Chancellor Kathryn A. Martin, University of Minnesota Duluth (UMD), has announced a gift of $265,250 from Wells Fargo Bank Duluth to support the Financial Markets Lab in the Labovitz School of Business and Economics (LSBE). "I'm pleased that UMD can once again partner with a company of the stature of Wells Fargo," she said. "Great corporate relations, such as this one, add strength to UMD programs."
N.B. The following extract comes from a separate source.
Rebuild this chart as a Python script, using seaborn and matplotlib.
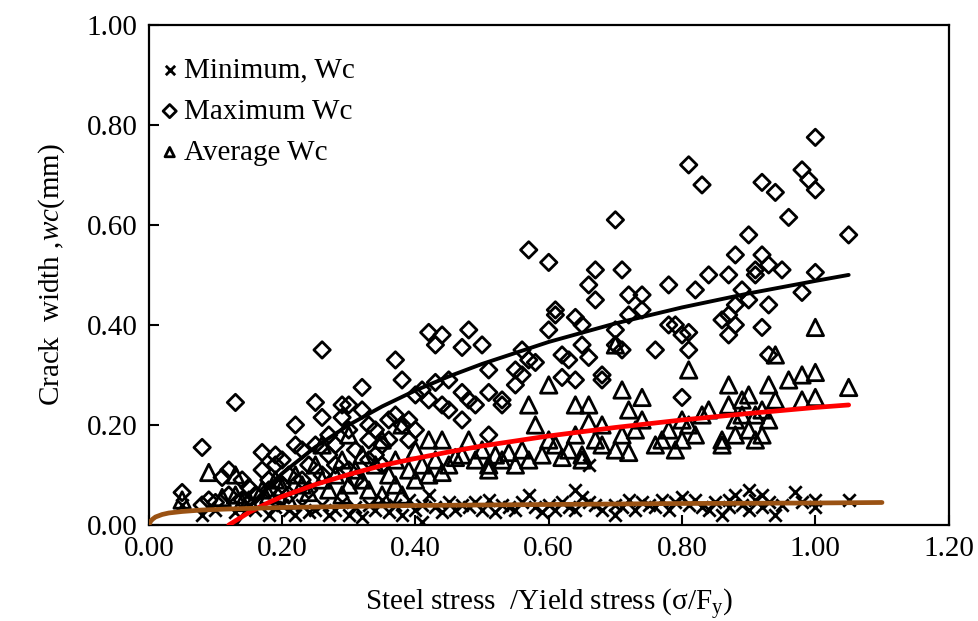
import matplotlib
matplotlib.use("Agg")
import matplotlib.pyplot as plt
import seaborn as sns
import numpy as np
import pandas as pd

sns.set_style("ticks")
plt.rcParams['font.family'] = ['Liberation Serif', 'DejaVu Serif']
plt.rcParams['mathtext.fontset'] = 'custom'
plt.rcParams['mathtext.rm'] = 'Liberation Serif'
plt.rcParams['mathtext.it'] = 'Liberation Serif:italic'
plt.rcParams['text.color'] = 'black'
plt.rcParams['axes.labelcolor'] = 'black'

# Maximum Wc (diamonds)
max_x = [0.05, 0.08, 0.08, 0.10, 0.11, 0.12, 0.13, 0.14, 0.15, 0.17, 0.17, 0.18, 0.19, 0.19,
         0.20, 0.21, 0.22, 0.22, 0.23, 0.24, 0.25, 0.25, 0.26, 0.26, 0.27, 0.27, 0.28, 0.29,
         0.29, 0.30, 0.30, 0.31, 0.32, 0.32, 0.33, 0.33, 0.34, 0.35, 0.36, 0.37, 0.37, 0.38,
         0.38, 0.39, 0.39, 0.40, 0.40, 0.41, 0.42, 0.42, 0.43, 0.43, 0.44, 0.44, 0.45, 0.45,
         0.47, 0.47, 0.47, 0.48, 0.48, 0.49, 0.50, 0.51, 0.51, 0.51, 0.53, 0.53, 0.55, 0.55,
         0.56, 0.56, 0.57, 0.57, 0.58, 0.60, 0.60, 0.61, 0.61, 0.62, 0.62, 0.63, 0.64, 0.64,
         0.65, 0.65, 0.66, 0.66, 0.67, 0.67, 0.68, 0.68, 0.70, 0.70, 0.70, 0.71, 0.71, 0.72,
         0.72, 0.74, 0.74, 0.76, 0.78, 0.78, 0.79, 0.80, 0.80, 0.81, 0.81, 0.81, 0.82, 0.83,
         0.84, 0.86, 0.87, 0.87, 0.87, 0.88, 0.88, 0.88, 0.89, 0.90, 0.90, 0.91, 0.91, 0.92,
         0.92, 0.92, 0.93, 0.93, 0.93, 0.94, 0.95, 0.96, 0.98, 0.98, 0.99, 1.00, 1.00, 1.00,
         1.05, 0.16, 0.18, 0.20, 0.21, 0.23, 0.24, 0.26, 0.28, 0.30, 0.31, 0.33, 0.35, 0.12,
         0.14, 0.09, 0.36, 0.34]
max_y = [0.065, 0.155, 0.040, 0.045, 0.095, 0.110, 0.245, 0.090, 0.075, 0.110, 0.145, 0.090,
         0.140, 0.120, 0.130, 0.100, 0.200, 0.160, 0.150, 0.120, 0.245, 0.160, 0.215, 0.350,
         0.180, 0.140, 0.160, 0.215, 0.240, 0.240, 0.190, 0.150, 0.275, 0.230, 0.200, 0.170,
         0.190, 0.160, 0.170, 0.330, 0.220, 0.290, 0.200, 0.210, 0.170, 0.260, 0.190, 0.270,
         0.385, 0.250, 0.360, 0.285, 0.380, 0.240, 0.290, 0.230, 0.355, 0.265, 0.210, 0.390,
         0.250, 0.240, 0.360, 0.310, 0.265, 0.180, 0.250, 0.240, 0.310, 0.280, 0.350, 0.300,
         0.550, 0.330, 0.325, 0.525, 0.390, 0.420, 0.430, 0.295, 0.340, 0.330, 0.415, 0.290,
         0.360, 0.400, 0.480, 0.335, 0.450, 0.510, 0.300, 0.290, 0.610, 0.390, 0.360, 0.510,
         0.350, 0.460, 0.420, 0.460, 0.430, 0.350, 0.480, 0.400, 0.400, 0.255, 0.380, 0.720,
         0.350, 0.385, 0.470, 0.680, 0.500, 0.410, 0.500, 0.420, 0.380, 0.540, 0.440, 0.400,
         0.470, 0.580, 0.450, 0.500, 0.510, 0.395, 0.540, 0.685, 0.340, 0.520, 0.440, 0.665,
         0.510, 0.615, 0.710, 0.465, 0.690, 0.670, 0.775, 0.505, 0.580, 0.060, 0.070, 0.080,
         0.060, 0.090, 0.070, 0.100, 0.120, 0.110, 0.090, 0.130, 0.120, 0.060, 0.050, 0.050,
         0.210, 0.140]

# Average Wc (triangles)
avg_x = [0.05, 0.09, 0.11, 0.13, 0.13, 0.14, 0.15, 0.17, 0.18, 0.19, 0.20, 0.21, 0.22, 0.23,
         0.24, 0.25, 0.26, 0.26, 0.27, 0.28, 0.29, 0.29, 0.30, 0.30, 0.31, 0.32, 0.32, 0.33,
         0.34, 0.35, 0.35, 0.36, 0.37, 0.37, 0.38, 0.38, 0.39, 0.40, 0.40, 0.41, 0.42, 0.42,
         0.43, 0.44, 0.44, 0.45, 0.46, 0.47, 0.48, 0.49, 0.50, 0.51, 0.51, 0.52, 0.53, 0.54,
         0.55, 0.56, 0.57, 0.57, 0.58, 0.59, 0.60, 0.60, 0.61, 0.62, 0.63, 0.64, 0.64, 0.65,
         0.65, 0.66, 0.66, 0.67, 0.68, 0.68, 0.70, 0.70, 0.71, 0.71, 0.72, 0.72, 0.73, 0.74,
         0.74, 0.76, 0.77, 0.78, 0.79, 0.80, 0.80, 0.81, 0.81, 0.82, 0.83, 0.84, 0.86, 0.86,
         0.87, 0.87, 0.88, 0.88, 0.89, 0.89, 0.90, 0.90, 0.91, 0.91, 0.92, 0.92, 0.93, 0.93,
         0.94, 0.94, 0.96, 0.98, 0.98, 1.00, 1.00, 1.00, 1.05]
avg_y = [0.050, 0.105, 0.055, 0.100, 0.060, 0.045, 0.050, 0.070, 0.060, 0.090, 0.075, 0.050,
         0.100, 0.080, 0.065, 0.120, 0.160, 0.090, 0.070, 0.100, 0.130, 0.060, 0.180, 0.080,
         0.110, 0.140, 0.090, 0.070, 0.120, 0.170, 0.060, 0.100, 0.130, 0.080, 0.200, 0.060,
         0.110, 0.150, 0.090, 0.120, 0.100, 0.170, 0.130, 0.170, 0.105, 0.120, 0.135, 0.140,
         0.170, 0.130, 0.150, 0.120, 0.110, 0.140, 0.130, 0.145, 0.120, 0.150, 0.240, 0.130,
         0.200, 0.140, 0.280, 0.170, 0.160, 0.135, 0.150, 0.240, 0.180, 0.130, 0.140, 0.205,
         0.240, 0.170, 0.200, 0.160, 0.150, 0.360, 0.270, 0.180, 0.230, 0.145, 0.190, 0.255,
         0.210, 0.160, 0.170, 0.190, 0.150, 0.210, 0.170, 0.310, 0.200, 0.180, 0.220, 0.230,
         0.170, 0.160, 0.240, 0.280, 0.210, 0.180, 0.250, 0.220, 0.190, 0.260, 0.170, 0.220,
         0.230, 0.180, 0.280, 0.210, 0.340, 0.250, 0.290, 0.250, 0.300, 0.395, 0.305, 0.255,
         0.275]

# Minimum Wc (crosses)
min_x = [0.05, 0.08, 0.10, 0.13, 0.15, 0.16, 0.18, 0.19, 0.20, 0.21, 0.22, 0.23, 0.24, 0.25,
         0.26, 0.27, 0.28, 0.29, 0.30, 0.31, 0.32, 0.33, 0.34, 0.35, 0.36, 0.37, 0.38, 0.39,
         0.40, 0.41, 0.41, 0.42, 0.43, 0.44, 0.45, 0.46, 0.47, 0.48, 0.49, 0.50, 0.51, 0.52,
         0.53, 0.54, 0.55, 0.56, 0.57, 0.58, 0.59, 0.60, 0.61, 0.62, 0.63, 0.64, 0.64, 0.65,
         0.66, 0.66, 0.67, 0.68, 0.70, 0.70, 0.71, 0.72, 0.73, 0.74, 0.75, 0.76, 0.77, 0.78,
         0.79, 0.80, 0.81, 0.82, 0.83, 0.84, 0.85, 0.86, 0.87, 0.87, 0.88, 0.89, 0.90, 0.90,
         0.91, 0.92, 0.92, 0.93, 0.94, 0.95, 0.97, 0.98, 1.00, 1.00, 1.05]
min_y = [0.040, 0.020, 0.030, 0.025, 0.040, 0.030, 0.020, 0.035, 0.040, 0.030, 0.020, 0.040,
         0.025, 0.030, 0.040, 0.020, 0.030, 0.045, 0.020, 0.035, 0.015, 0.040, 0.030, 0.050,
         0.025, 0.040, 0.020, 0.050, 0.030, 0.005, 0.040, 0.060, 0.035, 0.025, 0.045, 0.030,
         0.040, 0.035, 0.045, 0.030, 0.050, 0.025, 0.040, 0.035, 0.030, 0.045, 0.060, 0.035,
         0.025, 0.040, 0.030, 0.045, 0.035, 0.070, 0.030, 0.055, 0.045, 0.120, 0.040, 0.030,
         0.020, 0.040, 0.035, 0.050, 0.030, 0.045, 0.040, 0.035, 0.050, 0.030, 0.045, 0.055,
         0.040, 0.050, 0.035, 0.030, 0.045, 0.020, 0.050, 0.035, 0.060, 0.040, 0.070, 0.030,
         0.050, 0.060, 0.035, 0.045, 0.020, 0.040, 0.065, 0.045, 0.035, 0.050, 0.050]

# trend lines
blk_x = [0.13, 0.15, 0.18, 0.20, 0.25, 0.30, 0.35, 0.40, 0.45, 0.50, 0.60, 0.70, 0.80, 0.90, 1.00, 1.05]
blk_y = [0.000, 0.035, 0.078, 0.103, 0.156, 0.200, 0.237, 0.269, 0.297, 0.322, 0.366, 0.403,
         0.435, 0.463, 0.488, 0.500]
red_x = [0.12, 0.15, 0.18, 0.20, 0.25, 0.30, 0.35, 0.40, 0.45, 0.50, 0.60, 0.70, 0.80, 0.90, 1.00, 1.05]
red_y = [0.000, 0.025, 0.045, 0.057, 0.081, 0.101, 0.119, 0.133, 0.146, 0.158, 0.178, 0.195,
         0.210, 0.223, 0.235, 0.240]
brn_x = [0.0, 0.003, 0.006, 0.01, 0.02, 0.03, 0.05, 0.08, 0.12, 0.2, 0.3, 0.4, 0.6, 0.8, 1.0, 1.1]
brn_y = [0.000, 0.008, 0.012, 0.016, 0.021, 0.024, 0.027, 0.030, 0.032, 0.035, 0.037, 0.039,
         0.041, 0.043, 0.044, 0.045]

fig, ax = plt.subplots(figsize=(9.79, 6.21), dpi=100)
fig.subplots_adjust(left=0.152, right=0.969, top=0.960, bottom=0.1546)

sns.scatterplot(x=min_x, y=min_y, marker='x', s=80, color='black', linewidth=2.0,
                ax=ax, label='Minimum, Wc', zorder=3)
sns.scatterplot(x=max_x, y=max_y, marker='D', s=70, facecolor='none', edgecolor='black',
                linewidth=2.0, ax=ax, label='Maximum Wc', zorder=3)
sns.scatterplot(x=avg_x, y=avg_y, marker='^', s=140, facecolor='none', edgecolor='black',
                linewidth=2.0, ax=ax, label='Average Wc', zorder=3)

sns.lineplot(x=blk_x, y=blk_y, color='black', linewidth=2.8, sort=False, estimator=None, ax=ax, zorder=4)
sns.lineplot(x=red_x, y=red_y, color='#ff0000', linewidth=3.4, sort=False, estimator=None, ax=ax, zorder=4)
sns.lineplot(x=brn_x, y=brn_y, color='#9a5213', linewidth=3.4, sort=False, estimator=None, ax=ax, zorder=4)

ax.set_xlim(0, 1.2)
ax.set_ylim(0, 1.0)
ax.set_xticks(np.arange(0, 1.21, 0.2))
ax.set_yticks(np.arange(0, 1.01, 0.2))
ax.xaxis.set_major_formatter(matplotlib.ticker.FormatStrFormatter('%.2f'))
ax.yaxis.set_major_formatter(matplotlib.ticker.FormatStrFormatter('%.2f'))
ax.tick_params(direction='in', length=7, width=1.5, labelsize=21, colors='black',
               labelcolor='black', pad=8)
for sp in ax.spines.values():
    sp.set_visible(True)
    sp.set_linewidth(1.6)
    sp.set_color('black')

ax.set_xlabel(r'Steel stress  /Yield stress (σ/F$_\mathregular{y}$)', fontsize=21,
              labelpad=18, color='black')
ax.set_ylabel(r'Crack  width ,$\it{wc}$(mm)', fontsize=21, labelpad=14, color='black')

leg = ax.legend(loc='upper left', frameon=False, fontsize=21, handletextpad=0.0,
                handlelength=1.0, borderaxespad=0.2, labelspacing=0.5,
                bbox_to_anchor=(-0.014, 0.97))
for t in leg.get_texts():
    t.set_color('black')
for h in leg.legend_handles:
    h.set_sizes([45])

plt.savefig('out.png', dpi=100)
The gift maintains the strong relationship between Wells Fargo Duluth and UMD, and the lab will continue to be named the Wells Fargo Financial Markets Lab. "Wells Fargo has supported our Financial Markets Program from day one," said Dean Kjell R. Knudsen of the Labovitz School of Business and Economics, "and this five year commitment is a tremendous boost to our program." In addition to Financial Markets Program funding, Wells Fargo will offer three paid summer internships and additional practicum opportunities for LSBE students.
"It is important to all of us at Wells Fargo to continue our collaboration with UMD's Labovitz School of Business and Economics and our work with the bright, energetic students who participate in the Financial Markets Program each year," said David Bue, Community Banking district president for Wells Fargo in Duluth. "By supporting the Financial Markets Lab, we're backing an innovative, hands-on learning program that's developing the next generation of great investment managers and business leaders vital to the economic future of the Northland and Minnesota."
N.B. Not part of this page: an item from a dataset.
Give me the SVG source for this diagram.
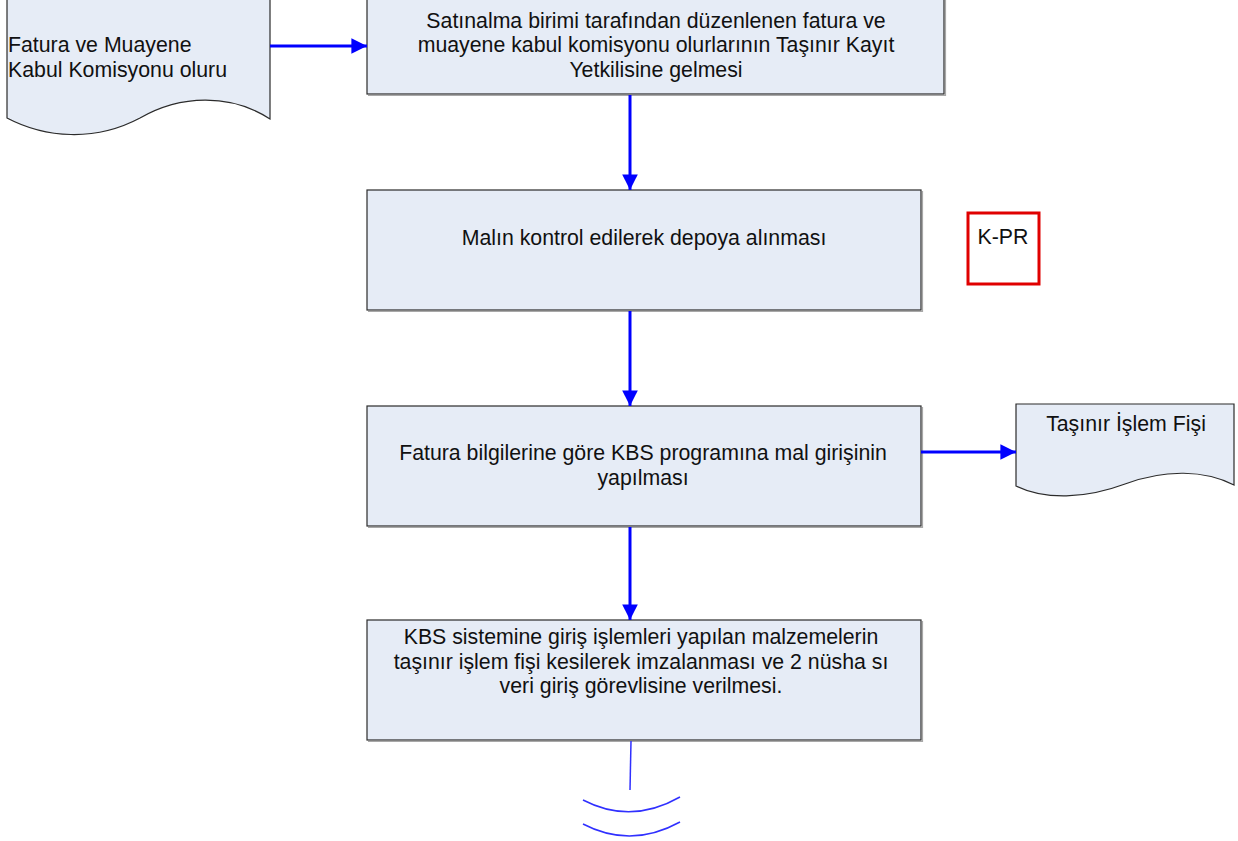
<svg xmlns="http://www.w3.org/2000/svg" width="1238" height="841" viewBox="0 0 1238 841">
<defs>
<style>
.box{fill:#E6ECF6;stroke:#2b2b2b;stroke-width:1.2}
.shadow{fill:none;stroke:#a8a8a8;stroke-width:1.2}
.t{font-family:"Liberation Sans",Arial,sans-serif;font-size:21.3px;fill:#111}
.c{text-anchor:middle}
.conn{stroke:#0000FF;stroke-width:3;fill:none}
.thin{stroke:#3030FF;stroke-width:1.5;fill:none}
</style>
<marker id="ah" viewBox="0 0 10 10" refX="10" refY="5" markerWidth="5.2" markerHeight="5.2" markerUnits="strokeWidth" orient="auto">
<path d="M0,0 L10,5 L0,10 Z" fill="#0000FF"/>
</marker>
</defs>
<rect width="1238" height="841" fill="#ffffff"/>

<g id="doc-fatura">
<path class="box" d="M7,-10 H270 V119 C230,93 180,95 140,118 C95,142 45,138 7,118 Z"/>
<text class="t" x="8" y="52">Fatura ve Muayene</text>
<text class="t" x="8" y="77">Kabul Komisyonu oluru</text>
</g>

<g id="box1">
<path class="shadow" d="M945.5,-10 V95.5 H368"/>
<rect class="box" x="367" y="-10" width="577" height="104"/>
<text class="t c" x="656" y="27.5">Satınalma birimi tarafından düzenlenen fatura ve</text>
<text class="t c" x="656" y="52">muayene kabul komisyonu olurlarının Taşınır Kayıt</text>
<text class="t c" x="656" y="76.5">Yetkilisine gelmesi</text>
</g>

<g id="box2">
<path class="shadow" d="M922.5,191 V311.5 H368"/>
<rect class="box" x="367" y="190" width="554" height="120"/>
<text class="t c" x="644" y="245">Malın kontrol edilerek depoya alınması</text>
</g>

<g id="kpr">
<rect x="968" y="213" width="71" height="71" fill="#ffffff" stroke="#E00000" stroke-width="3"/>
<text class="t c" x="1003" y="244">K-PR</text>
</g>

<g id="box3">
<path class="shadow" d="M922.5,407 V527.5 H368"/>
<rect class="box" x="367" y="406" width="554" height="120"/>
<text class="t c" x="643" y="460">Fatura bilgilerine göre KBS programına mal girişinin</text>
<text class="t c" x="643" y="485">yapılması</text>
</g>

<g id="doc-tif">
<path class="box" d="M1016,404 H1234 V485 C1205,470 1165,469 1125,484 C1085,499 1045,500 1016,486 Z"/>
<text class="t c" x="1126" y="431">Taşınır İşlem Fişi</text>
</g>

<g id="box4">
<path class="shadow" d="M922.5,621 V741.5 H368"/>
<rect class="box" x="367" y="620" width="554" height="120"/>
<text class="t c" x="641" y="644">KBS sistemine giriş işlemleri yapılan malzemelerin</text>
<text class="t c" x="641" y="668.5">taşınır işlem fişi kesilerek imzalanması ve 2 nüsha sı</text>
<text class="t c" x="641" y="693">veri giriş görevlisine verilmesi.</text>
</g>

<g id="connectors">
<line class="conn" x1="270" y1="46" x2="367" y2="46" marker-end="url(#ah)"/>
<line class="conn" x1="630" y1="95" x2="630" y2="190" marker-end="url(#ah)"/>
<line class="conn" x1="630" y1="311" x2="630" y2="406" marker-end="url(#ah)"/>
<line class="conn" x1="921" y1="452" x2="1016" y2="452" marker-end="url(#ah)"/>
<line class="conn" x1="630" y1="527" x2="630" y2="620" marker-end="url(#ah)"/>
<line class="thin" x1="631" y1="741" x2="630" y2="790"/>
<path class="thin" d="M583,800 Q631,825 680,797"/>
<path class="thin" d="M583,824 Q631,849 680,822"/>
</g>
</svg>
The LSBE Financial Markets Program is a non-traditional learning environment, which offers students the opportunity to apply fundamental, technical, and quantitative analysis techniques, and encourages them to develop their own methodology towards analyzing the financial markets. "We have both benefited from this relationship and look forward to its progress in the years ahead." said Joe Artim, director of the UMD Financial Markets Program. Participating UMD students will have the opportunity to analyze the financial condition of businesses, evaluate the opportunity to invest in publicly traded stocks, make presentations to an advisory board of industry professionals, and actually invest in and manage an investment fund.
The Financial Markets Program at UMD is one of the largest undergraduate student-run funds in the country with close to $500,000 in assets.